**WHAT IS EXPECTED**
Copy all the data exactly, except the pictures.

**RECORDS SUPPLIED**

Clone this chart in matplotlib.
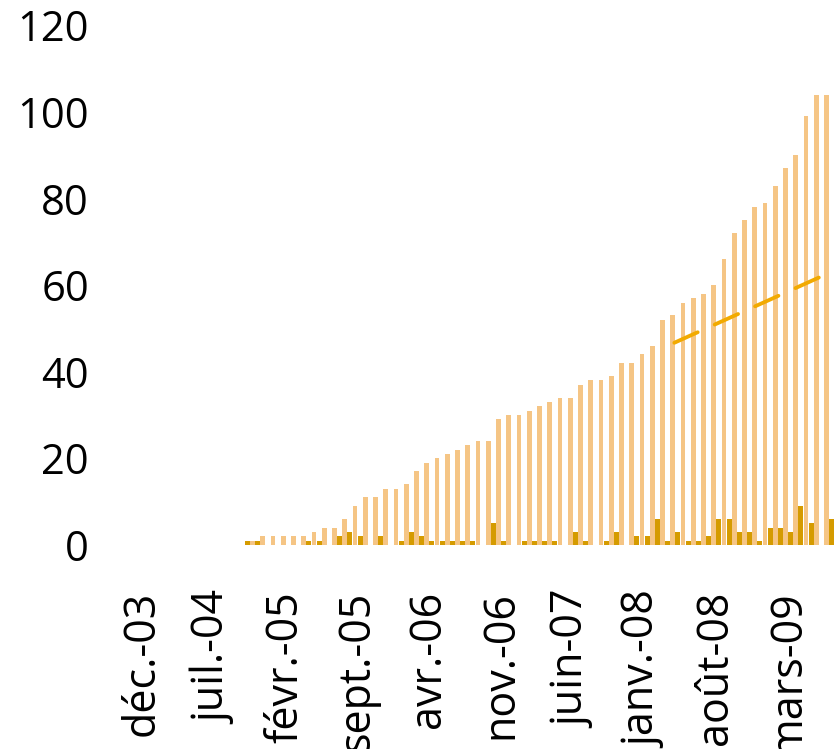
import matplotlib
matplotlib.use("Agg")
import matplotlib.pyplot as plt
import matplotlib.transforms as mtransforms
import numpy as np

# monthly series starting déc.-03 (index 0), one value per month
new_per_month = [0, 0, 0, 0, 0, 0, 0, 0, 0, 0, 0,
                 1, 1, 0, 0, 0, 0, 1, 1, 0, 2, 3, 2, 0, 2, 0, 1, 3, 2,
                 1, 1, 1, 1, 1, 0, 5, 1, 0, 1, 1, 1, 1, 0, 3, 1, 0, 1,
                 3, 0, 2, 2, 6, 1, 3, 1, 1, 2, 6, 6, 3, 3, 1, 4, 4, 3,
                 9, 5, 0, 6]
cumulative = [0, 0, 0, 0, 0, 0, 0, 0, 0, 0, 0,
              1, 2, 2, 2, 2, 2, 3, 4, 4, 6, 9, 11, 11, 13, 13, 14, 17, 19,
              20, 21, 22, 23, 24, 24, 29, 30, 30, 31, 32, 33, 34, 34, 37, 38,
              38, 39, 42, 42, 44, 46, 52, 53, 56, 57, 58, 60, 66, 72, 75, 78,
              79, 83, 87, 90, 99, 104, 104, 110]

# dashed trend line (month index, value)
trend_x = [52.4, 70.0]
trend_y = [46.7, 65.5]

tick_labels = ['déc.-03', 'juil.-04', 'févr.-05', 'sept.-05', 'avr.-06',
               'nov.-06', 'juin-07', 'janv.-08', 'août-08', 'mars-09']
y_ticks = [0, 20, 40, 60, 80, 100, 120]

plt.rcParams['font.family'] = ['Open Sans', 'DejaVu Sans']

fig = plt.figure(figsize=(8.34, 7.49), dpi=100)
# axes runs past the right edge of the picture, as in the cropped original
ax = fig.add_axes([0.1584, 0.2724, 0.8726, 0.6937])

x = np.arange(len(cumulative))
w = 0.5
ax.bar(x - w / 2, new_per_month, width=0.49, color='#D59B00',
       linewidth=0, zorder=2)
ax.bar(x + w / 2, cumulative, width=0.47, color='#F5C585',
       linewidth=0, zorder=2)

ax.plot(trend_x, trend_y, color='#F2AA00', lw=2.75,
        linestyle=(0, (6.7, 4.9)), dash_capstyle='round', zorder=3)

ax.set_xlim(-0.5, 70.5)
ax.set_ylim(0, 120)
ax.set_yticks(y_ticks)
ax.set_yticklabels([str(v) for v in y_ticks])
ax.set_xticks(np.arange(0, 7 * len(tick_labels), 7))
ax.set_xticklabels(tick_labels, rotation=90)

ax.tick_params(axis='both', length=0, colors='black')
ax.tick_params(axis='y', pad=31, labelsize=30)
ax.tick_params(axis='x', pad=33, labelsize=31)

# nudge the rotated month labels a little to the right
shift = mtransforms.ScaledTranslation(5 / 100, 0, fig.dpi_scale_trans)
for lab in ax.get_xticklabels():
    lab.set_transform(lab.get_transform() + shift)

for s in ax.spines.values():
    s.set_visible(False)

fig.savefig('out.png', dpi=100)
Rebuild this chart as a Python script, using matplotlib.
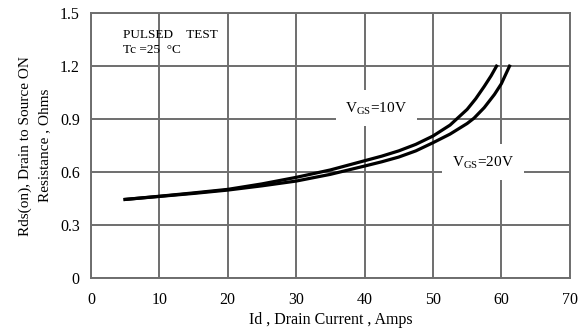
import numpy as np
import matplotlib.pyplot as plt

plt.rcParams['font.family'] = ['Liberation Serif', 'DejaVu Serif']

# Data
id_10v = [5, 10, 15, 20, 25, 30, 35, 40, 42.5, 45, 47.5, 50, 52.5, 55, 56.25, 57.5, 58.5, 59.3]
rds_10v = [0.445, 0.463, 0.482, 0.502, 0.533, 0.57, 0.612, 0.664, 0.69, 0.72, 0.757, 0.804,
           0.866, 0.955, 1.015, 1.085, 1.145, 1.2]
id_20v = [5, 10, 15, 20, 25, 30, 35, 40, 42.5, 45, 47.5, 50, 52.5, 55, 56, 57.5, 59, 60, 61.2]
rds_20v = [0.445, 0.462, 0.479, 0.498, 0.522, 0.549, 0.587, 0.634, 0.658, 0.685, 0.72, 0.766,
           0.815, 0.875, 0.905, 0.965, 1.04, 1.10, 1.2]

xticks = [0, 10, 20, 30, 40, 50, 60, 70]
yticks = [0, 0.3, 0.6, 0.9, 1.2, 1.5]
ytick_labels = ['0', '0.3', '0.6', '0.9', '1.2', '1.5']

fig = plt.figure(figsize=(5.79, 3.29), dpi=100)
ax = fig.add_axes([0.157, 0.155, 0.827, 0.805])

ax.plot(id_10v, rds_10v, color='black', lw=2.3, zorder=3, solid_joinstyle='round')
ax.plot(id_20v, rds_20v, color='black', lw=2.3, zorder=3, solid_joinstyle='round')

ax.set_xlim(0, 70)
ax.set_ylim(0, 1.5)
ax.set_xticks(xticks)
ax.set_yticks(yticks)
ax.set_yticklabels(ytick_labels)
ax.tick_params(length=0, labelsize=11.5, pad=10)
ax.tick_params(axis='y', pad=8)
ax.grid(True, color='#6e6e6e', lw=1.4)
for s in ax.spines.values():
    s.set_color('#6e6e6e')
    s.set_linewidth(1.4)

ax.set_xlabel('Id , Drain Current , Amps', fontsize=11.5, labelpad=3)
ax.set_ylabel('Rds(on), Drain to Source ON\nResistance , Ohms', fontsize=11,
              labelpad=6, linespacing=1.7)

ax.text(4.7, 1.375, 'PULSED    TEST', fontsize=9.5, va='center')
ax.text(4.7, 1.29, 'Tc =25  \u00b0C', fontsize=9.5, va='center')

box = dict(facecolor='white', edgecolor='none', pad=7)
ax.text(37.2, 0.962, r'V$_{\mathregular{GS}}$=10V', fontsize=11, va='center', bbox=box, zorder=2)
ax.text(52.8, 0.656, r'V$_{\mathregular{GS}}$=20V', fontsize=11, va='center', bbox=box, zorder=2)

fig.savefig('out.png', dpi=100)
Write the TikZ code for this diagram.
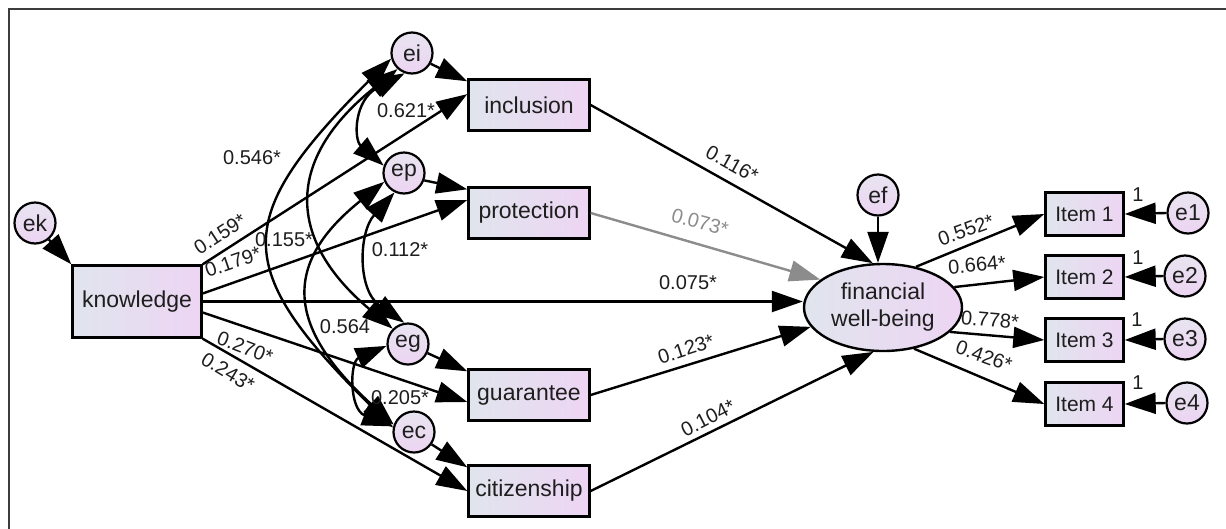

**SOLUTION**
Clone this chart in matplotlib.
import matplotlib
matplotlib.use("Agg")
import matplotlib.pyplot as plt
import matplotlib.transforms as mtransforms
import numpy as np

# monthly series starting déc.-03 (index 0), one value per month
new_per_month = [0, 0, 0, 0, 0, 0, 0, 0, 0, 0, 0,
                 1, 1, 0, 0, 0, 0, 1, 1, 0, 2, 3, 2, 0, 2, 0, 1, 3, 2,
                 1, 1, 1, 1, 1, 0, 5, 1, 0, 1, 1, 1, 1, 0, 3, 1, 0, 1,
                 3, 0, 2, 2, 6, 1, 3, 1, 1, 2, 6, 6, 3, 3, 1, 4, 4, 3,
                 9, 5, 0, 6]
cumulative = [0, 0, 0, 0, 0, 0, 0, 0, 0, 0, 0,
              1, 2, 2, 2, 2, 2, 3, 4, 4, 6, 9, 11, 11, 13, 13, 14, 17, 19,
              20, 21, 22, 23, 24, 24, 29, 30, 30, 31, 32, 33, 34, 34, 37, 38,
              38, 39, 42, 42, 44, 46, 52, 53, 56, 57, 58, 60, 66, 72, 75, 78,
              79, 83, 87, 90, 99, 104, 104, 110]

# dashed trend line (month index, value)
trend_x = [52.4, 70.0]
trend_y = [46.7, 65.5]

tick_labels = ['déc.-03', 'juil.-04', 'févr.-05', 'sept.-05', 'avr.-06',
               'nov.-06', 'juin-07', 'janv.-08', 'août-08', 'mars-09']
y_ticks = [0, 20, 40, 60, 80, 100, 120]

plt.rcParams['font.family'] = ['Open Sans', 'DejaVu Sans']

fig = plt.figure(figsize=(8.34, 7.49), dpi=100)
# axes runs past the right edge of the picture, as in the cropped original
ax = fig.add_axes([0.1584, 0.2724, 0.8726, 0.6937])

x = np.arange(len(cumulative))
w = 0.5
ax.bar(x - w / 2, new_per_month, width=0.49, color='#D59B00',
       linewidth=0, zorder=2)
ax.bar(x + w / 2, cumulative, width=0.47, color='#F5C585',
       linewidth=0, zorder=2)

ax.plot(trend_x, trend_y, color='#F2AA00', lw=2.75,
        linestyle=(0, (6.7, 4.9)), dash_capstyle='round', zorder=3)

ax.set_xlim(-0.5, 70.5)
ax.set_ylim(0, 120)
ax.set_yticks(y_ticks)
ax.set_yticklabels([str(v) for v in y_ticks])
ax.set_xticks(np.arange(0, 7 * len(tick_labels), 7))
ax.set_xticklabels(tick_labels, rotation=90)

ax.tick_params(axis='both', length=0, colors='black')
ax.tick_params(axis='y', pad=31, labelsize=30)
ax.tick_params(axis='x', pad=33, labelsize=31)

# nudge the rotated month labels a little to the right
shift = mtransforms.ScaledTranslation(5 / 100, 0, fig.dpi_scale_trans)
for lab in ax.get_xticklabels():
    lab.set_transform(lab.get_transform() + shift)

for s in ax.spines.values():
    s.set_visible(False)

fig.savefig('out.png', dpi=100)
Rebuild this chart as a Python script, using matplotlib.
import numpy as np
import matplotlib.pyplot as plt

plt.rcParams['font.family'] = ['Liberation Serif', 'DejaVu Serif']

# Data
id_10v = [5, 10, 15, 20, 25, 30, 35, 40, 42.5, 45, 47.5, 50, 52.5, 55, 56.25, 57.5, 58.5, 59.3]
rds_10v = [0.445, 0.463, 0.482, 0.502, 0.533, 0.57, 0.612, 0.664, 0.69, 0.72, 0.757, 0.804,
           0.866, 0.955, 1.015, 1.085, 1.145, 1.2]
id_20v = [5, 10, 15, 20, 25, 30, 35, 40, 42.5, 45, 47.5, 50, 52.5, 55, 56, 57.5, 59, 60, 61.2]
rds_20v = [0.445, 0.462, 0.479, 0.498, 0.522, 0.549, 0.587, 0.634, 0.658, 0.685, 0.72, 0.766,
           0.815, 0.875, 0.905, 0.965, 1.04, 1.10, 1.2]

xticks = [0, 10, 20, 30, 40, 50, 60, 70]
yticks = [0, 0.3, 0.6, 0.9, 1.2, 1.5]
ytick_labels = ['0', '0.3', '0.6', '0.9', '1.2', '1.5']

fig = plt.figure(figsize=(5.79, 3.29), dpi=100)
ax = fig.add_axes([0.157, 0.155, 0.827, 0.805])

ax.plot(id_10v, rds_10v, color='black', lw=2.3, zorder=3, solid_joinstyle='round')
ax.plot(id_20v, rds_20v, color='black', lw=2.3, zorder=3, solid_joinstyle='round')

ax.set_xlim(0, 70)
ax.set_ylim(0, 1.5)
ax.set_xticks(xticks)
ax.set_yticks(yticks)
ax.set_yticklabels(ytick_labels)
ax.tick_params(length=0, labelsize=11.5, pad=10)
ax.tick_params(axis='y', pad=8)
ax.grid(True, color='#6e6e6e', lw=1.4)
for s in ax.spines.values():
    s.set_color('#6e6e6e')
    s.set_linewidth(1.4)

ax.set_xlabel('Id , Drain Current , Amps', fontsize=11.5, labelpad=3)
ax.set_ylabel('Rds(on), Drain to Source ON\nResistance , Ohms', fontsize=11,
              labelpad=6, linespacing=1.7)

ax.text(4.7, 1.375, 'PULSED    TEST', fontsize=9.5, va='center')
ax.text(4.7, 1.29, 'Tc =25  \u00b0C', fontsize=9.5, va='center')

box = dict(facecolor='white', edgecolor='none', pad=7)
ax.text(37.2, 0.962, r'V$_{\mathregular{GS}}$=10V', fontsize=11, va='center', bbox=box, zorder=2)
ax.text(52.8, 0.656, r'V$_{\mathregular{GS}}$=20V', fontsize=11, va='center', bbox=box, zorder=2)

fig.savefig('out.png', dpi=100)
Write the TikZ code for this diagram.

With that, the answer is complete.